Growers who produce only a few months a year are having the hardest time keeping workers and growers in some areas are losing workers to the oil industry that pays well, she said.

In Washington state, where apple harvest alone depends on 45,000 to 55,000 seasonal workers annually, labor was “very tight” with the harvest of a huge 155-million-box crop, said Mike Gempler, executive director of Washington Growers League in Yakima.

“Not everyone had all the people they needed when they needed them. It was the classic situation of a labor market that’s too tight,” Gempler said.

Labor was good for Washington cherries in June and July because more workers came from California after a light crop there, industry officials said at that time.

But Quincy Foods scrambled to find workers in August to keep its vegetable processing line running in August. It made it using temporary workers, Chris Scott, general manager, said.

During pear and apple harvest, some Washington grower-shippers said they were okay on labor while others said they were tight.

Washington Fruit & Produce Co., Yakima, did well and was doing real well by Oct. 21 when Dan Plath, orchard manager, said the company had a lot of pickers and was able to harvest when it wanted to instead of when it had to. The company was never behind but would have been without 400 H-2A workers, he said.

“It has not been a great year on labor but we’ve been getting it done,” Roger Pepperl, marketing director of Stemilt Growers Inc., Wenatchee, said Oct. 22. He said labor is costing more and that some people were managing the situation better than others.

Short supply controlled more decisions of significant numbers of growers on what was harvested when, Gempler said.

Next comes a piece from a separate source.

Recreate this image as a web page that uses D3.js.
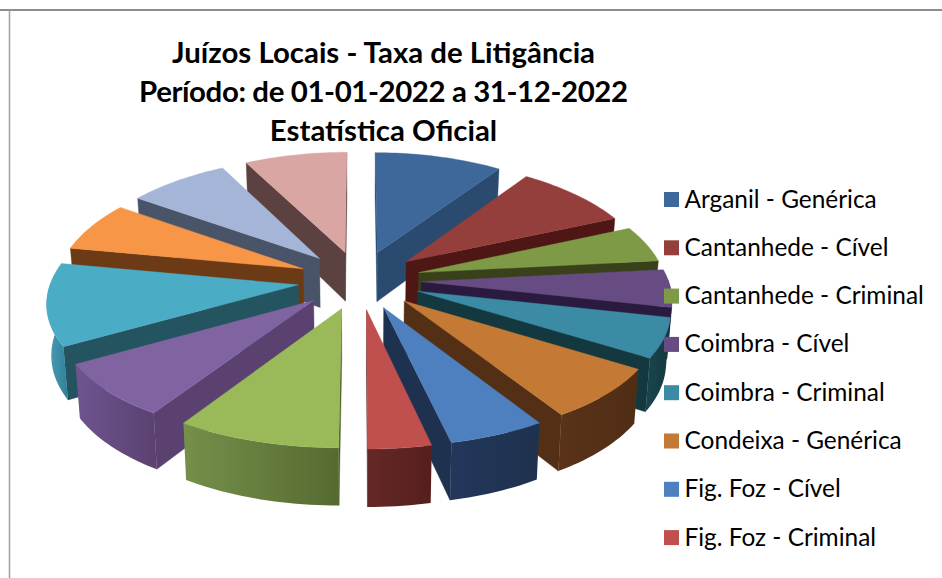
<!DOCTYPE html>
<html><head><meta charset="utf-8">
<script src="https://cdn.jsdelivr.net/npm/d3@7/dist/d3.min.js"></script>
<style>html,body{margin:0;padding:0;background:#fff}svg{display:block}text{font-family:Lato,"Noto Sans",sans-serif;fill:#000}</style>
</head><body><svg id="c" width="942" height="578"></svg>
<script>
const titleLines = ["Juízos Locais - Taxa de Litigância","Período: de 01-01-2022 a 31-12-2022","Estatística Oficial"];
const legendLabels = ["Arganil - Genérica","Cantanhede - Cível","Cantanhede - Criminal","Coimbra - Cível","Coimbra - Criminal","Condeixa - Genérica","Fig. Foz - Cível","Fig. Foz - Criminal"];
const sliceValues = [9.6,8.8,4.9,5.1,5.4,7.2,5.4,3.5,9.1,7.6,11.2,6.7,7.6,7.7];
const topColors  = ["#3e6899","#953f3d","#7f9a47","#674b83","#3b8ba4","#c47a35","#4e7fbe","#bf504e","#9aba59","#8064a2","#4bacc6","#f79646","#a5b5d7","#d9a6a4"];
const wallColors = ["#2a4a70","#4e1715","#38411a","#2a1a3f","#14383f","#532f16","#1e324f","#5f2524","#4d5f28","#5a4170","#23545f","#6c3b16","#4a5469","#5b4240"];
const rimLeft    = ["#2a4a70","#4e1715","#38411a","#2a1a3f","#1a4650","#5a3318","#22375a","#652826","#75904a","#6f5490","#4c9fba","#6c3b16","#4a5469","#5b4240"];
const rimRight   = ["#2a4a70","#4e1715","#38411a","#2a1a3f","#14383f","#4f2d15","#1e324f","#551f1e","#566a30","#5a4170","#2f8097","#6c3b16","#4a5469","#5b4240"];

const svg = d3.select("#c");
const defs = svg.append("defs");
const cx = 359.5, cy = 280, rx = 247, ry = 116.8, perspX = 0.13, perspY = 0.11, depth = 50, explode = 0.25, taper = 0.015;
const sx = d3.scaleLinear().domain([0,1]).range([cx,cx+rx]);
const sy = d3.scaleLinear().domain([0,1]).range([cy,cy+ry]);
function project(u,v,h){const w=1-perspY*v;return [sx(u/(1-perspX*v)*(1-taper*h)),sy(v/w)+h*depth/w];}
const pie = d3.pie().sort(null).value(d=>d);
const line = d3.line();

const slices = pie(sliceValues).map((p,i)=>{
  const mid=(p.startAngle+p.endAngle)/2;
  const ox=explode*Math.sin(mid), oy=-explode*Math.cos(mid);
  const P=(a,r,h)=>project(ox+r*Math.sin(a),oy-r*Math.cos(a),h);
  const n=Math.max(8,Math.ceil((p.endAngle-p.startAngle)*40));
  const angles=d3.range(n+1).map(k=>p.startAngle+(p.endAngle-p.startAngle)*k/n);
  return {i,p,mid,P,angles,sortKey:oy};
}).sort((a,b)=>a.sortKey-b.sortKey);

// frame
svg.append("path").attr("d","M0,10H942").attr("stroke","#8c8c8c").attr("stroke-width",2);
svg.append("path").attr("d","M9.5,10V578").attr("stroke","#a0a0a0").attr("stroke-width",1.5);

const g = svg.append("g");
slices.forEach(s=>{
  const {i,p,P,angles}=s, sg=g.append("g");
  const apexT=P(0,0,0), apexB=P(0,0,1);
  // radial walls, only the faces turned towards the viewer
  [[p.startAngle,1],[p.endAngle,-1]].forEach(([a,sign])=>{
    const q=[apexT,P(a,1,0),P(a,1,1),apexB];
    if(sign*d3.polygonArea(q)>0) sg.append("path").attr("d",line(q)+"Z").attr("fill",wallColors[i]).attr("stroke",wallColors[i]).attr("stroke-width",.4);
  });
  // outer wall, only segments that face the viewer
  const vis=angles.filter(a=>Math.cos(a)<0.03);
  if(vis.length>1){
    const t=vis.map(a=>P(a,1,0)), b=vis.map(a=>P(a,1,1)).reverse(), poly=t.concat(b);
    const xs=poly.map(d=>d[0]);
    const gid="rim"+i;
    const gr=defs.append("linearGradient").attr("id",gid).attr("gradientUnits","userSpaceOnUse")
      .attr("x1",d3.min(xs)).attr("x2",d3.max(xs)).attr("y1",0).attr("y2",0);
    gr.append("stop").attr("offset",0).attr("stop-color",rimLeft[i]);
    gr.append("stop").attr("offset",1).attr("stop-color",rimRight[i]);
    sg.append("path").attr("d",line(poly)+"Z").attr("fill",`url(#${gid})`);
  }
  // top face
  const top=[apexT].concat(angles.map(a=>P(a,1,0)));
  sg.append("path").attr("d",line(top)+"Z").attr("fill",topColors[i]).attr("stroke",topColors[i]).attr("stroke-width",.4);
});

// title
const titleY=d3.scaleLinear().domain([0,1]).range([63,102]);
svg.append("g").selectAll("text").data(titleLines).join("text")
  .attr("x",383.5).attr("y",(d,i)=>titleY(i)).attr("text-anchor","middle")
  .attr("font-size",29.4).attr("font-weight",700).text(d=>d)
  .each(function(d,i){ if(i===1) d3.select(this).attr("textLength",489).attr("lengthAdjust","spacing"); });

// legend
const legY=d3.scaleLinear().domain([0,1]).range([199.5,247.8]);
const lg=svg.append("g").selectAll("g").data(legendLabels).join("g")
  .attr("transform",(d,i)=>`translate(664,${legY(i)})`);
lg.append("rect").attr("x",0).attr("y",-7.5).attr("width",15).attr("height",15).attr("fill",(d,i)=>topColors[i]);
lg.append("text").attr("x",20.5).attr("y",8).attr("font-size",24.4).text(d=>d);
</script></body></html>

“As the season wore on, we were able to get pretty much everything in but there are economic impacts of leaving fruit on trees to get fruit of higher value,” he said.

There was more sharing and moving of pickers and without those efficiencies and more H-2A workers, the situation would have been worse, he said.

Shortage of pickers has been pretty much the same since McDougall & Sons Inc., Wenatchee, used prison labor in 2011 to get all its apples picked, Gempler said.

The shortage of labor at landscape nurseries in Oregon has been getting worse for a number of years, said Jeff Stone, executive director of the Oregon Association of Nurseries in Wilsonville.

“We took a pretty good hit in the last (economic) downturn. One third of the nurseries in Oregon went away,” he said. “For us the lack of labor puts an economic cap on regrowth of the industry.”

Oregon nurseries ship about $800 million worth of product annually and if the state lost its estimated 97,500 undocumented workers another 76,000 legal workers would lose their jobs and the state’s total economic output would be reduced 6 percent or by $17.7 billion, according to a study by Coalition for a Working Oregon.